The root of the problem is the fact that there are some characters
(eg mdash, —) which cannot be converted from one code set (eg UTF-8)
to a different one (eg ISO-8859-2) because the destination code set
does not know those characters.
This is even mentioned in our man page iconv(3):
"If no conversion exists for a particular character, an
implementation-defined conversion is performed on this character."
NetBSD's iconv() completes the conversion of the whole buffer and maps
such characters to a question mark.
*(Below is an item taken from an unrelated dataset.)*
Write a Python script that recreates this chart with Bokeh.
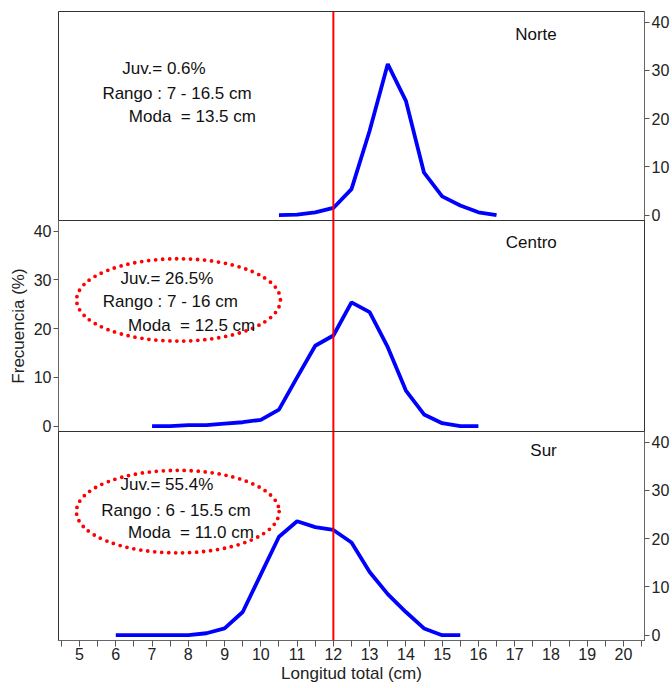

The return value of iconv() shows
how many of those non-reversible conversions happened.
In contrast, converters/libiconv stops the conversion at this point,
returns an error and gives the application a chance to do something
about the unconvertible character [1].
As far as I could discover, some other systems behave in a similar way
as NetBSD does (Solaris 10, HP-UX 11i, [2]), while Linux/glibc
(Debian, RedHat) does it the same way as converters/libiconv.
The man page available at
http://www.opengroup.org/onlinepubs/009695399/functions/iconv.html
shows that our implementation probably does the right thing as far as
standards are concerned but to me, the behaviour of converters/libiconv
appears to be more sensible: If there is some character that cannot be
converted, tell the application and provide pointers (see the arguments
for iconv()) where the problematic character can be found.
Maybe you can even argue that "implementation defined conversion" could
include "interrupt the conversion and return an error".
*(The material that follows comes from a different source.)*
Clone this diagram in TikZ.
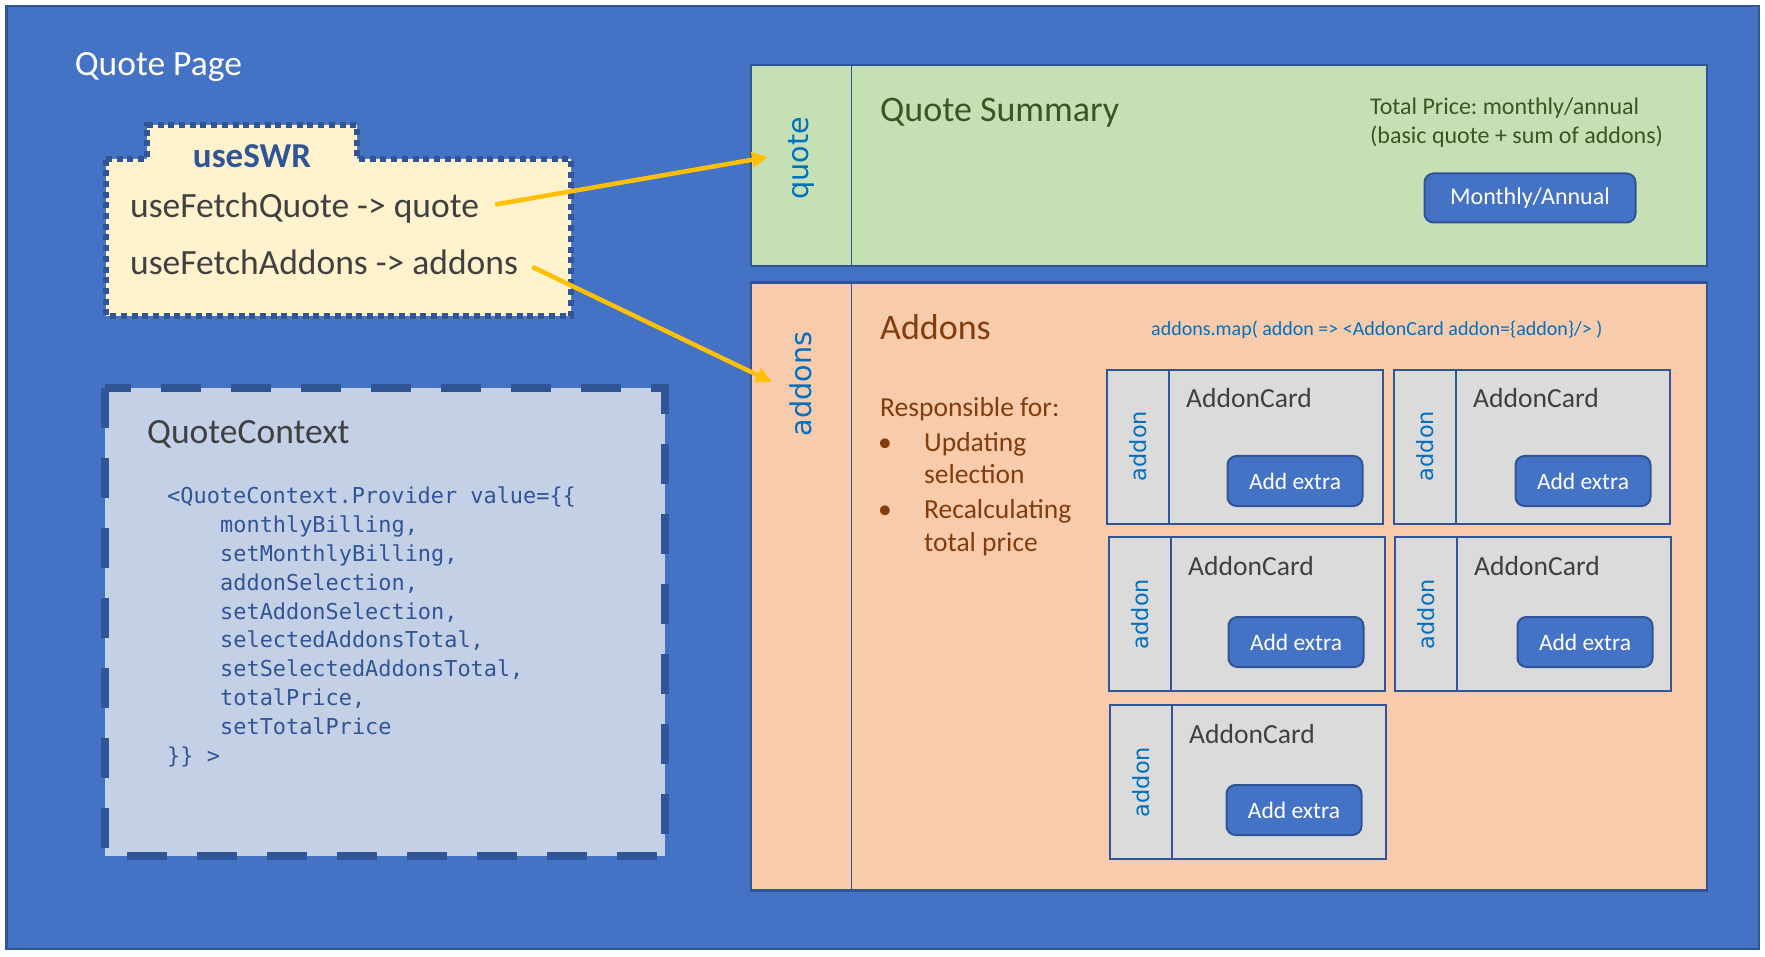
\documentclass[tikz,border=0pt]{standalone}
\usepackage{fontspec}
\setmainfont{Carlito}
\newfontfamily\vertfont{DejaVu Sans}
\newfontfamily\codefont{DejaVu Sans Mono}
\usetikzlibrary{arrows.meta}
\definecolor{pageblue}{HTML}{4472C4}
\definecolor{edgeblue}{HTML}{2F5597}
\definecolor{hookfill}{HTML}{FFF2CC}
\definecolor{ctxfill}{RGB}{196,208,230}
\definecolor{sumfill}{HTML}{C5E0B4}
\definecolor{addfill}{HTML}{F8CBAD}
\definecolor{cardfill}{HTML}{DBDBDB}
\definecolor{vertblue}{HTML}{0070C0}
\definecolor{addbrown}{HTML}{843C0C}
\definecolor{sumgreen}{HTML}{385723}
\definecolor{textgray}{HTML}{404040}
\definecolor{feedyellow}{HTML}{FFC000}
\frenchspacing

\begin{document}
\begin{tikzpicture}[x=1pt,y=-1pt,
    txt/.style={inner sep=0pt,anchor=base west},
    title/.style={txt,font=\fontsize{35.5}{42}\selectfont},
    codeline/.style={txt,text=edgeblue,font=\codefont\fontsize{21.9}{29}\selectfont},
    brownline/.style={txt,text=addbrown,font=\fontsize{27.5}{33}\selectfont},
    vlabel/.style={inner sep=0pt,rotate=90,text=vertblue,font=\vertfont\fontsize{28.7}{34}\selectfont},
    cardlabel/.style={vlabel,font=\vertfont\fontsize{22.4}{27}\selectfont},
    cardtitle/.style={txt,text=textgray,font=\fontsize{27.6}{33}\selectfont},
    panel/.style={draw=edgeblue,line width=2.5pt},
    divider/.style={draw=edgeblue,line width=1.6pt},
    button/.style={draw=edgeblue,line width=2pt,fill=pageblue,rounded corners=9pt,
        text=white,inner sep=0pt,font=\fontsize{23.5}{28}\selectfont},
    feed/.style={feedyellow,line width=4.5pt,-{Triangle[length=16pt,width=15pt]}}]
    \useasboundingbox (0,0) rectangle (1765,957);
    \draw [fill=pageblue,draw=edgeblue,line width=2.5pt] (6.5,6) rectangle (1759,949);
    \node[title,text=white] (page) at (74.6,76) {Quote Page};

% hooks
    \draw [draw=edgeblue,line width=6pt,dash pattern=on 6pt off 4.7pt,fill=hookfill]
        (106,159) -- (147,159) -- (147,125) -- (357,125) -- (357,159) -- (571,159)
        -- (571,316) -- (106,316) -- cycle;
    \node[anchor=base,inner sep=0pt,text=edgeblue,font=\bfseries\fontsize{35}{42}\selectfont] (swr) at (252,168) {useSWR};
    \node[title,text=textgray] (fetchquote) at (130,218) {useFetchQuote -> quote};
    \node[title,text=textgray] (fetchaddons) at (130,275) {useFetchAddons -> addons};

% context
    \draw [draw=edgeblue,line width=8pt,dash pattern=on 40pt off 30pt,fill=ctxfill] (105,388) rectangle (665,856);
    \node[title,text=textgray] (ctx) at (147,443) {QuoteContext};
    \node[codeline] (code1) at (167,503) {<QuoteContext.Provider value=\{\{};
    \node[codeline] (code2) at (220,532) {monthlyBilling,};
    \node[codeline] (code3) at (220,561) {setMonthlyBilling,};
    \node[codeline] (code4) at (220,590) {addonSelection,};
    \node[codeline] (code5) at (220,619) {setAddonSelection,};
    \node[codeline] (code6) at (220,647.5) {selectedAddonsTotal,};
    \node[codeline] (code7) at (220,676) {setSelectedAddonsTotal,};
    \node[codeline] (code8) at (220,705) {totalPrice,};
    \node[codeline] (code9) at (220,734) {setTotalPrice};
    \node[codeline] (code10) at (167,763) {\}\} >};

% quote summary
    \draw [panel,fill=sumfill] (751,65) rectangle (1707,266);
    \draw [divider] (851.5,65) -- (851.5,266);
    \node[vlabel] (quotelbl) at (801,158.5) {quote};
    \node[title,text=sumgreen,font=\fontsize{36}{43}\selectfont] (sumtitle) at (880,121.7) {Quote Summary};
    \node[txt,text=sumgreen,font=\fontsize{24}{29}\selectfont] (total1) at (1370,115) {Total Price: monthly/annual};
    \node[txt,text=sumgreen,font=\fontsize{24}{29}\selectfont] (total2) at (1370,143.3) {(basic quote + sum of addons)};
    \node[button,font=\fontsize{24}{29}\selectfont,minimum width=211pt,minimum height=49pt] (billing) at (1530,198) {Monthly/Annual};

% addons
    \draw [panel,fill=addfill] (751,282.3) rectangle (1707,890.7);
    \draw [divider] (851.5,282.3) -- (851.5,890.7);
    \node[vlabel] (addonslbl) at (801,384) {addons};
    \node[title,text=addbrown,font=\fontsize{36}{43}\selectfont] (addtitle) at (880,339.3) {Addons};
    \node[txt,text=vertblue,font=\fontsize{20}{24}\selectfont] (mapline) at (1151,336) {addons.map( addon => <AddonCard addon=\{addon\}/> )};
    \node[brownline] (resp) at (880,416.7) {Responsible for:};
    \node[brownline] (dot1) at (878,451.7) {•};
    \node[brownline] (item1a) at (924,451.7) {Updating};
    \node[brownline] (item1b) at (924,483.3) {selection};
    \node[brownline] (dot2) at (878,518.3) {•};
    \node[brownline] (item2a) at (924,518.3) {Recalculating};
    \node[brownline] (item2b) at (924,551.7) {total price};

% cards
    \draw [panel,fill=cardfill] (1107,370) rectangle (1383,524);
    \draw [divider] (1169,370) -- (1169,524);
    \node[cardlabel] (lbl1) at (1138,446) {addon};
    \node[cardtitle] (card1) at (1186,408) {AddonCard};
    \node[button,minimum width=135pt,minimum height=50pt] (extra1) at (1295,481) {Add extra};

    \draw [panel,fill=cardfill] (1394,370) rectangle (1670,524);
    \draw [divider] (1456,370) -- (1456,524);
    \node[cardlabel] (lbl2) at (1425,446) {addon};
    \node[cardtitle] (card2) at (1473,408) {AddonCard};
    \node[button,minimum width=135pt,minimum height=50pt] (extra2) at (1583,481) {Add extra};

    \draw [panel,fill=cardfill] (1109,537) rectangle (1385,691);
    \draw [divider] (1171,537) -- (1171,691);
    \node[cardlabel] (lbl3) at (1140,614) {addon};
    \node[cardtitle] (card3) at (1188,575) {AddonCard};
    \node[button,minimum width=135pt,minimum height=50pt] (extra3) at (1296,642) {Add extra};

    \draw [panel,fill=cardfill] (1395,537) rectangle (1671,691);
    \draw [divider] (1457,537) -- (1457,691);
    \node[cardlabel] (lbl4) at (1426,614) {addon};
    \node[cardtitle] (card4) at (1474,575) {AddonCard};
    \node[button,minimum width=135pt,minimum height=50pt] (extra4) at (1585,642) {Add extra};

    \draw [panel,fill=cardfill] (1110,705) rectangle (1386,859);
    \draw [divider] (1172,705) -- (1172,859);
    \node[cardlabel] (lbl5) at (1141,782) {addon};
    \node[cardtitle] (card5) at (1189,743) {AddonCard};
    \node[button,minimum width=135pt,minimum height=50pt] (extra5) at (1294,810) {Add extra};

% data flow
    \coordinate (quotein) at (768,157);
    \coordinate (addonsin) at (772,382);
    \draw [feed] ([xshift=16pt,yshift=4pt]fetchquote.east) -- (quotein);
    \draw [feed] ([xshift=14pt,yshift=-4pt]fetchaddons.east) -- (addonsin);
\end{tikzpicture}
\end{document}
The authors of libxml2 used this behaviour (probably unconsciously,
all the world is Linux :-/) for replacing such characters with the
equivalent XML notation for Unicode characters.
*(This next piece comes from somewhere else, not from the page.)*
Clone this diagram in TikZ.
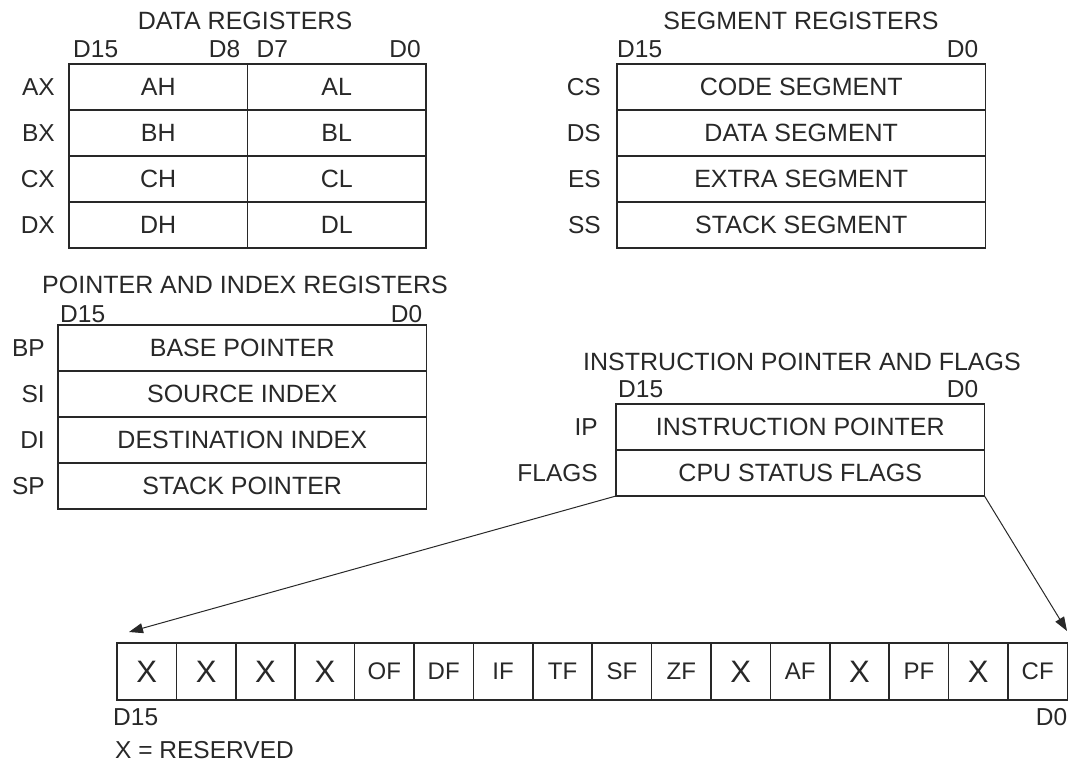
\documentclass[tikz,border=0pt]{standalone}
\usepackage{fontspec}
\setmainfont{Liberation Sans}
\usetikzlibrary{arrows.meta, positioning}
\definecolor{RegInk}{RGB}{40,40,40}

\begin{document}
\begin{tikzpicture}[
    x=1pt, y=-1pt,
    reg/.style={draw=RegInk, line width=1.5pt, outer sep=0pt, inner sep=0pt,
                minimum height=46pt, text=RegInk, font=\fontsize{25}{29}\selectfont},
    half/.style={reg, minimum width=178.5pt},
    full/.style={reg, minimum width=368.5pt},
    flag/.style={reg, minimum width=59.4pt, minimum height=57pt, font=\fontsize{24}{28}\selectfont},
    xflag/.style={flag, font=\fontsize{31}{35}\selectfont},
    rname/.style={text=RegInk, inner sep=0pt, font=\fontsize{24.5}{28}\selectfont},
    hdr/.style={rname, font=\fontsize{25}{29}\selectfont},
    bit/.style={rname},
    arrow/.style={-{Triangle[length=14pt, width=10pt]}, line width=1pt, color=RegInk},
]
\useasboundingbox (0,0) rectangle (1068,770);

% data registers
\node[hdr] (dtitle) at (245,21) {DATA REGISTERS};
\node[half, anchor=north west] (ah) at (69,64) {AH};
\node[half, right=0pt of ah] (al) {AL};
\node[half, below=0pt of ah] (bh) {BH};
\node[half, below=0pt of al] (bl) {BL};
\node[half, below=0pt of bh] (ch) {CH};
\node[half, below=0pt of bl] (cl) {CL};
\node[half, below=0pt of ch] (dh) {DH};
\node[half, below=0pt of cl] (dl) {DL};
\node[rname, left=14pt of ah] (ax) {AX};
\node[rname, left=14pt of bh] (bx) {BX};
\node[rname, left=14pt of ch] (cx) {CX};
\node[rname, left=14pt of dh] (dx) {DX};
\node[bit, above right=6pt and 4pt of ah.north west] (d15a) {D15};
\node[bit, above left=6pt and 7pt of ah.north east] (d8a) {D8};
\node[bit, above right=6pt and 9pt of al.north west] (d7a) {D7};
\node[bit, above left=6pt and 5pt of al.north east] (d0a) {D0};

% segment registers
\node[hdr] (stitle) at (801,21) {SEGMENT REGISTERS};
\node[full, anchor=north west] (cs) at (617,64) {CODE SEGMENT};
\node[full, below=0pt of cs] (ds) {DATA SEGMENT};
\node[full, below=0pt of ds] (es) {EXTRA SEGMENT};
\node[full, below=0pt of es] (ss) {STACK SEGMENT};
\node[rname, left=16pt of cs] (lcs) {CS};
\node[rname, left=16pt of ds] (lds) {DS};
\node[rname, left=16pt of es] (les) {ES};
\node[rname, left=16pt of ss] (lss) {SS};
\node[bit, above right=6pt and 0pt of cs.north west] (d15s) {D15};
\node[bit, above left=6pt and 7pt of cs.north east] (d0s) {D0};

% pointer and index registers
\node[hdr] (ptitle) at (245,285) {POINTER AND INDEX REGISTERS};
\node[full, anchor=north west] (bp) at (58,325) {BASE POINTER};
\node[full, below=0pt of bp] (si) {SOURCE INDEX};
\node[full, below=0pt of si] (di) {DESTINATION INDEX};
\node[full, below=0pt of di] (sp) {STACK POINTER};
\node[rname, left=13pt of bp] (lbp) {BP};
\node[rname, left=13pt of si] (lsi) {SI};
\node[rname, left=13pt of di] (ldi) {DI};
\node[rname, left=13pt of sp] (lsp) {SP};
\node[bit, above right=2pt and 2pt of bp.north west] (d15p) {D15};
\node[bit, above left=2pt and 4pt of bp.north east] (d0p) {D0};

% instruction pointer and flags
\node[hdr] (ititle) at (802,362) {INSTRUCTION POINTER AND FLAGS};
\node[full, anchor=north west] (ip) at (616,404) {INSTRUCTION POINTER};
\node[full, below=0pt of ip] (fl) {CPU STATUS FLAGS};
\node[rname, left=18pt of ip] (lip) {IP};
\node[rname, left=18pt of fl] (lfl) {FLAGS};
\node[bit, above right=6pt and 2pt of ip.north west] (d15i) {D15};
\node[bit, above left=6pt and 6pt of ip.north east] (d0i) {D0};

% flag bits
\node[xflag, anchor=north west] (b15) at (117,643) {X};
\node[xflag, right=0pt of b15] (b14) {X};
\node[xflag, right=0pt of b14] (b13) {X};
\node[xflag, right=0pt of b13] (b12) {X};
\node[flag, right=0pt of b12] (b11) {OF};
\node[flag, right=0pt of b11] (b10) {DF};
\node[flag, right=0pt of b10] (b9) {IF};
\node[flag, right=0pt of b9] (b8) {TF};
\node[flag, right=0pt of b8] (b7) {SF};
\node[flag, right=0pt of b7] (b6) {ZF};
\node[xflag, right=0pt of b6] (b5) {X};
\node[flag, right=0pt of b5] (b4) {AF};
\node[xflag, right=0pt of b4] (b3) {X};
\node[flag, right=0pt of b3] (b2) {PF};
\node[xflag, right=0pt of b2] (b1) {X};
\node[flag, right=0pt of b1] (b0) {CF};
\node[bit, below right=8pt and -4pt of b15.south west] (d15f) {D15};
\node[bit, below left=8pt and 0pt of b0.south east] (d0f) {D0};
\node[bit, below right=16pt and 2pt of d15f.south west] (resv) {X = RESERVED};

\coordinate (lt) at (129,632);
\coordinate (rt) at (1067,631);
\draw[arrow] (fl.south west) -- (lt);
\draw[arrow] (fl.south east) -- (rt);
\end{tikzpicture}
\end{document}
Because one of our goals is to follow standards "as much as is
practical" I would like to know whether we should really follow this
standard.
ciao
Klaus
[1] http://mail.nl.linux.org/linux-utf8/2001-09/msg00050.html
[2] Surprisingly, on FreeBSD 5/6 I could not even find /usr/include/iconv.h
although it is mentioned in their man page for iconv().
/*
NetBSD 3:
cc -g -o iconvtest iconvtest.c
ret: 1, errno 2
utf8string: â
outstring : ?
srclen : 0
destlen : 255
NetBSD 3 with converters/libiconv:
cc -I/usr/pkg/include -o iconvtest iconvtest.c -L/usr/pkg/lib -R/usr/pkg/lib -liconv
ret: -1, errno 85
utf8string: â
outstring :
srclen : 3
destlen : 256
Debian:
ret: -1, errno 84
utf8string: â
outstring :
srclen : 3
destlen : 256
RedHat:
ret: -1, errno 84
utf8string: â
outstring :
srclen : 3
destlen : 256
Solaris 10:
ret: 1, errno 2
utf8string: â
outstring : ?
srclen : 0
destlen : 255
HP-UX 11i
ret: 1, errno 0
utf8string: â
outstring :
srclen : 0
destlen : 255
*/
#include <stdio.h>
#include <string.h>
#include <errno.h>
#include <iconv.h>
/* mdash (—) cannot be converted to ISO-8859-* */
unsigned char utf8string[] = { (unsigned char)'\xE2',
(unsigned char)'\x80',
(unsigned char)'\x94',
'\0' };
unsigned char outbuffer[256];
int main(int argc, char * argv[]) {
(void) memset(outbuffer, 0, sizeof(outbuffer));
iconv_t cd = iconv_open("ISO-8859-2", "UTF-8");
if ( cd != (iconv_t)-1 ) {
unsigned char * src = utf8string;
unsigned char * dest = outbuffer;
size_t srclen = strlen((char *)src);
size_t destlen = sizeof(outbuffer);
size_t ret = iconv(cd, (const char **) &src, &srclen, (char **) &dest, &destlen);
printf("ret: %d, errno %d\n", ret, errno);
printf("utf8string: %s\n", utf8string);
printf("outstring : %s\n", outbuffer);
printf("srclen : %d\n", srclen);
printf("destlen : %d\n", destlen);
(void) iconv_close(cd);
return 0;
} else {
perror("could not obtain conversion descriptor");
return 1;
}
}